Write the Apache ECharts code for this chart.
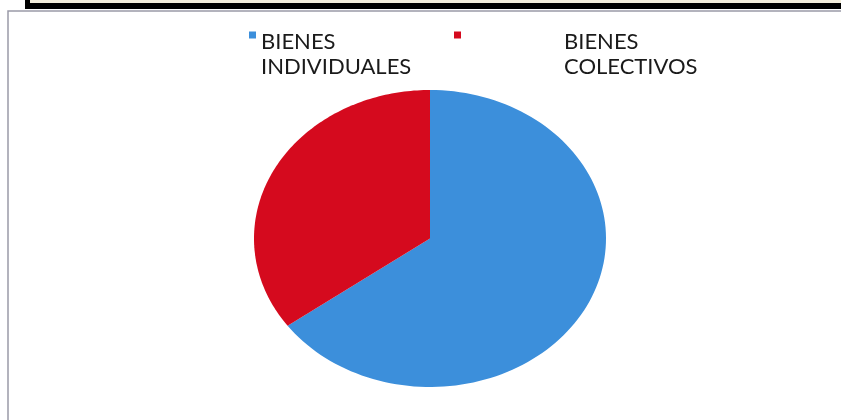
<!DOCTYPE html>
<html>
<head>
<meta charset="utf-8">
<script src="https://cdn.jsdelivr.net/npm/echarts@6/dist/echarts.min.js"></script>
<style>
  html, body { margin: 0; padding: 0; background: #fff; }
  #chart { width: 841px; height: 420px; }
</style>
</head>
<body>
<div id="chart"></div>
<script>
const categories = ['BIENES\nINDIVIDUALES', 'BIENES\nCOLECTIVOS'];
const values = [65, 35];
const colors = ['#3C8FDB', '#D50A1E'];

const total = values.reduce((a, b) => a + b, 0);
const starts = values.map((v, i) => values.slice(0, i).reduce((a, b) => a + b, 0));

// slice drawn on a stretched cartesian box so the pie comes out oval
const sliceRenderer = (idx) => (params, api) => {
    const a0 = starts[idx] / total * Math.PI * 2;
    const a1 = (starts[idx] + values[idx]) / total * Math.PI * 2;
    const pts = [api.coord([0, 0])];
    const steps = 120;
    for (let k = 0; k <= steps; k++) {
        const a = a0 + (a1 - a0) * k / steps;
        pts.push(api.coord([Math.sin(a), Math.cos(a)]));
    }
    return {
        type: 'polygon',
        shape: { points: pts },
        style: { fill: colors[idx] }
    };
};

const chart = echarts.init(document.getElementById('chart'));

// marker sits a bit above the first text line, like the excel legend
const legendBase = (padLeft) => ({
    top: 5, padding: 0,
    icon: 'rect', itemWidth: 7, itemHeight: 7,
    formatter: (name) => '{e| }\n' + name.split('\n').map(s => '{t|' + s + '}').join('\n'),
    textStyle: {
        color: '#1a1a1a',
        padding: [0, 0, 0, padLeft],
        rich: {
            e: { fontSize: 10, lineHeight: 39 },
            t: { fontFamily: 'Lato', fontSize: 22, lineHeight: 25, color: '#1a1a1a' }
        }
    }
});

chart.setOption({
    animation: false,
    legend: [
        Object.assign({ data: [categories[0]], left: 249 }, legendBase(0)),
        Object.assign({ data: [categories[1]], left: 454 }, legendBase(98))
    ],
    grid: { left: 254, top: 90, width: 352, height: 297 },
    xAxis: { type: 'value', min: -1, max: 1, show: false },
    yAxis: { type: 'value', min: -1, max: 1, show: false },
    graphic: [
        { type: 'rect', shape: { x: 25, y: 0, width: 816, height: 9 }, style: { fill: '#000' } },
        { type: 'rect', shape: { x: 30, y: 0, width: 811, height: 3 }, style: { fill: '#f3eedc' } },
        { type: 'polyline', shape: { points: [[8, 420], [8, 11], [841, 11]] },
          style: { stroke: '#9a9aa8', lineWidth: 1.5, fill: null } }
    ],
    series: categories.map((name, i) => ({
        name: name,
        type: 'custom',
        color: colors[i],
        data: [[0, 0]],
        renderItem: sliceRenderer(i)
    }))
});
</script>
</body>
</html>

• • • • • • •

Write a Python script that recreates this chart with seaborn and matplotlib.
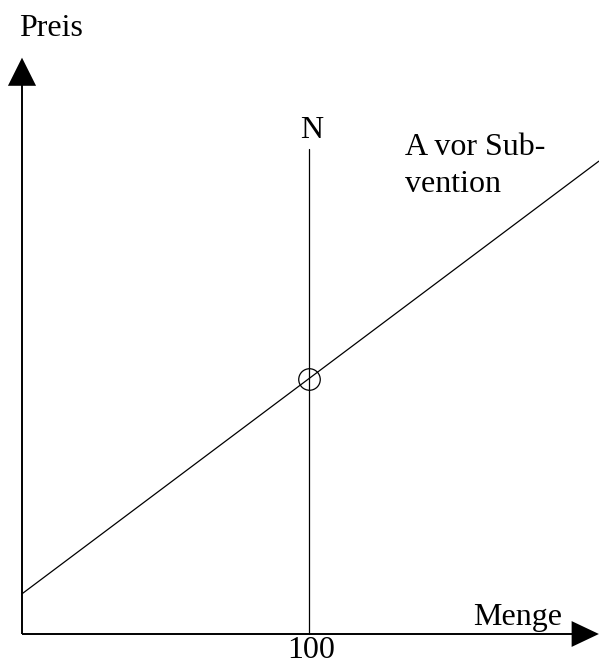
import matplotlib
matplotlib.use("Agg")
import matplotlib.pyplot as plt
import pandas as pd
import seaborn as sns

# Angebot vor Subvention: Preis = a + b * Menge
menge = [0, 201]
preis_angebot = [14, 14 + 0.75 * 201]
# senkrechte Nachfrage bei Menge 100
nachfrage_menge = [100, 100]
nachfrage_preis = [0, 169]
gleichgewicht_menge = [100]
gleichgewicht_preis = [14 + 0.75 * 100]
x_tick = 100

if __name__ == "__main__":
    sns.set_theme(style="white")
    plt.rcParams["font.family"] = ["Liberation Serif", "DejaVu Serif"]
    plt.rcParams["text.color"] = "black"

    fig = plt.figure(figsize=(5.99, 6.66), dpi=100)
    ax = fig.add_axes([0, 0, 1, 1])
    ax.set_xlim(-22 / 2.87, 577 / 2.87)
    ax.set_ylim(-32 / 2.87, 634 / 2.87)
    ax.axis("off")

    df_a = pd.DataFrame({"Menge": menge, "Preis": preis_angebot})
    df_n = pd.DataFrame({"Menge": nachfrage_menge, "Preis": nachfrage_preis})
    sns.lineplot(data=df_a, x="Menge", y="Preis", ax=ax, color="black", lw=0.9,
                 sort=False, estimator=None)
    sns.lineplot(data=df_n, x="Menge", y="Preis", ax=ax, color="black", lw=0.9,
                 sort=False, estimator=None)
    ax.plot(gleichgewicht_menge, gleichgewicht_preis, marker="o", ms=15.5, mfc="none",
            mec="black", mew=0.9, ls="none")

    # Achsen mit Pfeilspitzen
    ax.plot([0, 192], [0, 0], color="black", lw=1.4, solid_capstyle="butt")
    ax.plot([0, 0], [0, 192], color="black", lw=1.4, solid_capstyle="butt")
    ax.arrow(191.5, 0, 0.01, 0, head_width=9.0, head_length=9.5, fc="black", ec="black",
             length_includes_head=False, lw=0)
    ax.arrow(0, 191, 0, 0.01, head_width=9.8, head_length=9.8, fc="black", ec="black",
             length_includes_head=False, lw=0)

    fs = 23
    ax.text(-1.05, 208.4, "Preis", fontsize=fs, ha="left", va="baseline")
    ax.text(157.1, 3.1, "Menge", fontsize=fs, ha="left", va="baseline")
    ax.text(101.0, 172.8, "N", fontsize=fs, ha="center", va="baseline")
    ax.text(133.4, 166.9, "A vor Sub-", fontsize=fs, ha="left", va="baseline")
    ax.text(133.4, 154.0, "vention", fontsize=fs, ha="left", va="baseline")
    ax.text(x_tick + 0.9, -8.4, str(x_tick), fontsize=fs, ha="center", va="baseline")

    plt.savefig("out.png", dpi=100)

• • • • • • •

_Brief_
Only the lines from the one bearing "Write the Apache ECharts code for this chart." to the one bearing "const starts = values.map((v, i)", both included, should be restated word for word, with pictures left out.

_Response_
Write the Apache ECharts code for this chart.
<!DOCTYPE html>
<html>
<head>
<meta charset="utf-8">
<script src="https://cdn.jsdelivr.net/npm/echarts@6/dist/echarts.min.js"></script>
<style>
  html, body { margin: 0; padding: 0; background: #fff; }
  #chart { width: 841px; height: 420px; }
</style>
</head>
<body>
<div id="chart"></div>
<script>
const categories = ['BIENES\nINDIVIDUALES', 'BIENES\nCOLECTIVOS'];
const values = [65, 35];
const colors = ['#3C8FDB', '#D50A1E'];

const total = values.reduce((a, b) => a + b, 0);
const starts = values.map((v, i) => values.slice(0, i).reduce((a, b) => a + b, 0));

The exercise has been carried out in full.